> _EXERCISE DIRECTIONS_:
The material below has pictures in it. Set down only the lines from the line containing "Give me the React, TypeScript" through the line containing "import * as", word for word, and leave the pictures behind.

> _RECORDS FOR THIS TASK_:
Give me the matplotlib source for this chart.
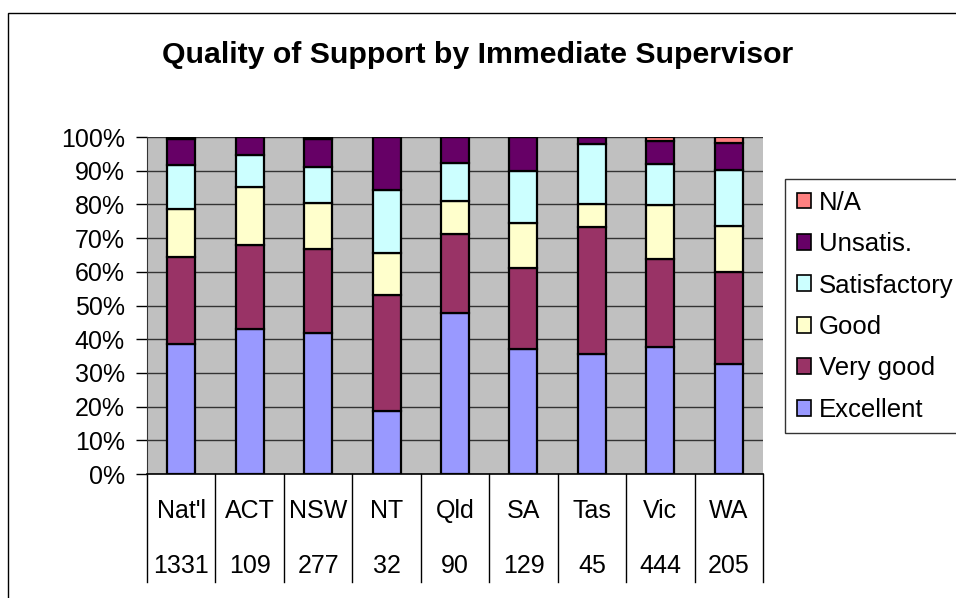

==

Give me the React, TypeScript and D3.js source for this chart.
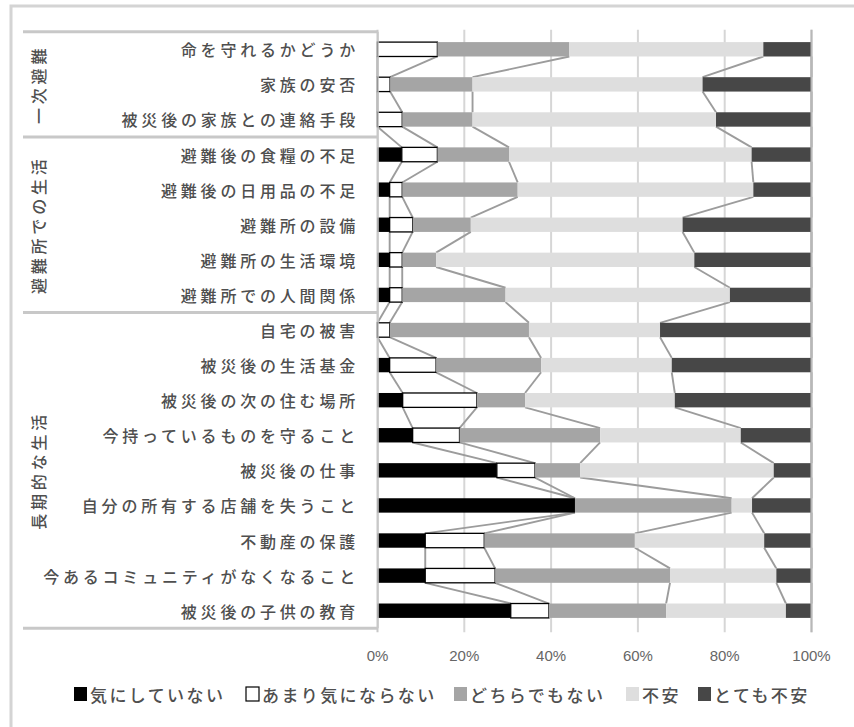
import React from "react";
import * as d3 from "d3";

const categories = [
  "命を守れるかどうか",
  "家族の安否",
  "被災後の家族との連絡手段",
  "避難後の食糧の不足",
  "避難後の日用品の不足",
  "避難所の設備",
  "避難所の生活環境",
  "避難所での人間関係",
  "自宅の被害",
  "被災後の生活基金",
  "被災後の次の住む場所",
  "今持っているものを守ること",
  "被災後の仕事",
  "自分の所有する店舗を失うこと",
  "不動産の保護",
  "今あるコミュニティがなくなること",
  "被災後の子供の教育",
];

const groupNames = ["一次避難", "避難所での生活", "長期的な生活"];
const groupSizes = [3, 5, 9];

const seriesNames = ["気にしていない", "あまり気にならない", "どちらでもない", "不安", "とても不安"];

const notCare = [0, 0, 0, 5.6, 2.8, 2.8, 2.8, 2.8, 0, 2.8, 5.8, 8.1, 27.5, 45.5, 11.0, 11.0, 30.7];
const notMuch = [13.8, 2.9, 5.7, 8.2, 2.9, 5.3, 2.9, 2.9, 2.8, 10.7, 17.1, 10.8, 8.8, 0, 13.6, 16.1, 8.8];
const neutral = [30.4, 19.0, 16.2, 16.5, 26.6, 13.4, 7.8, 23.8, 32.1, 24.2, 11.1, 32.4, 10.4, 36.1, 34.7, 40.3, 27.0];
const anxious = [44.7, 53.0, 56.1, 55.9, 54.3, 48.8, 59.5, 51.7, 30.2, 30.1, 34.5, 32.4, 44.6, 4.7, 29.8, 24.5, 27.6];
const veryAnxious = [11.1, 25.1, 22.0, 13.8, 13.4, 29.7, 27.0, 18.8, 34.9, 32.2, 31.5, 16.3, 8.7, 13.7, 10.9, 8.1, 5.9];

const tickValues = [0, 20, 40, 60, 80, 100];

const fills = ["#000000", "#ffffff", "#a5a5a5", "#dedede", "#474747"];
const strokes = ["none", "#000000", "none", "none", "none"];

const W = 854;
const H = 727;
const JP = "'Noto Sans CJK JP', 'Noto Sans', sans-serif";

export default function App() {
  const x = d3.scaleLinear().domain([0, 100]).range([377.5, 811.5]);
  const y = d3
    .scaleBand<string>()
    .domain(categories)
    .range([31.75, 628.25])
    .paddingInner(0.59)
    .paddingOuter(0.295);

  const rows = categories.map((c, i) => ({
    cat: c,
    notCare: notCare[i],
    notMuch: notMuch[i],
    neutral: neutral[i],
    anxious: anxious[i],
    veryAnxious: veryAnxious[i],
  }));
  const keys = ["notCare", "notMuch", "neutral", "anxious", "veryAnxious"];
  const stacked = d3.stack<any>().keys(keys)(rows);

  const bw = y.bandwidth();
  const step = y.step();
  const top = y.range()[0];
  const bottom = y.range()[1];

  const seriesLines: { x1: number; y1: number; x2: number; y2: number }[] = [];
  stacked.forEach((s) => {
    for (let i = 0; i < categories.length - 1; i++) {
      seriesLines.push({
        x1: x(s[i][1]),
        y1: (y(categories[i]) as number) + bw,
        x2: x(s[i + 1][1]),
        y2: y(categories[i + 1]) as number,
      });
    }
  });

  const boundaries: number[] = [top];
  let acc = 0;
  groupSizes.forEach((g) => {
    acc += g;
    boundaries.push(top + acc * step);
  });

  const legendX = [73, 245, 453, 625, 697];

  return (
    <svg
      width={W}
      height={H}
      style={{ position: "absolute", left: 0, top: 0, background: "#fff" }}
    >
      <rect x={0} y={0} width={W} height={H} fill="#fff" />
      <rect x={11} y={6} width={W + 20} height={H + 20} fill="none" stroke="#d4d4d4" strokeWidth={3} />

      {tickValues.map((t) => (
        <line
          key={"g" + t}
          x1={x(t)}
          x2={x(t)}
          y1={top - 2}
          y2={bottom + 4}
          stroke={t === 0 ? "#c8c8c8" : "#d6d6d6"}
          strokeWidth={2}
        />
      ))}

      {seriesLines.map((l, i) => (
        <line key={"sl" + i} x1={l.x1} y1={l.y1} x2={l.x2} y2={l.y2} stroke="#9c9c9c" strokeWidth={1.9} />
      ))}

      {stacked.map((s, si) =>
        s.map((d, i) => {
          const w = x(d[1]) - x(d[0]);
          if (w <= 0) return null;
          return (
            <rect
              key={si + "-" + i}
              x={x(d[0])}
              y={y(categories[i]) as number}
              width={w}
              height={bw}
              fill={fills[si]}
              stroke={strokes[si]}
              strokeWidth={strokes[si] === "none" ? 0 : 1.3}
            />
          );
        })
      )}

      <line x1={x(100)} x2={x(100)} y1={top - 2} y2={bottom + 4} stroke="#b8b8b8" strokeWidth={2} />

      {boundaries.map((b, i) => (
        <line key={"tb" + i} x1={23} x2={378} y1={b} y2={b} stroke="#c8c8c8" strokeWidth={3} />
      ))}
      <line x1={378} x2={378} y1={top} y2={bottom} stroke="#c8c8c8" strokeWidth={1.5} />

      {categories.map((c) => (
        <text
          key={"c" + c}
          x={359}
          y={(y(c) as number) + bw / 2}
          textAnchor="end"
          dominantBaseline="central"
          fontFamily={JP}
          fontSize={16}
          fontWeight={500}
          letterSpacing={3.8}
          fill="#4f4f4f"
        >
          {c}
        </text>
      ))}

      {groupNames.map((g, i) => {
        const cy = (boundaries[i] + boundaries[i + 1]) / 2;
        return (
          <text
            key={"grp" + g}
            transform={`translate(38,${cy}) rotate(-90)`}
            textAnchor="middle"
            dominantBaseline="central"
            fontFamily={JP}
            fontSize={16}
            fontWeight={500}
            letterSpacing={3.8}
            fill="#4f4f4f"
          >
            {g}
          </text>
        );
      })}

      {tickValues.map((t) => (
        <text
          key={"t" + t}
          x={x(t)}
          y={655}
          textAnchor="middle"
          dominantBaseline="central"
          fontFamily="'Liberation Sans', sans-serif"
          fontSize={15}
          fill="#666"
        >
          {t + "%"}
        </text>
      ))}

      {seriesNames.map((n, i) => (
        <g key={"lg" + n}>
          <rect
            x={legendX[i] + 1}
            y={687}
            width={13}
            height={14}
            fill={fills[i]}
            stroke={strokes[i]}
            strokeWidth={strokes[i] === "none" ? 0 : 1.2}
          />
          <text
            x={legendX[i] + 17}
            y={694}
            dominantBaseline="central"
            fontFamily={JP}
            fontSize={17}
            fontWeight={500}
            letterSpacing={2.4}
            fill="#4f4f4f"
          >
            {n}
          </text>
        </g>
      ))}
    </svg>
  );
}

> _REPLY TO THE TASK_:
Give me the React, TypeScript and D3.js source for this chart.
import React from "react";
import * as d3 from "d3";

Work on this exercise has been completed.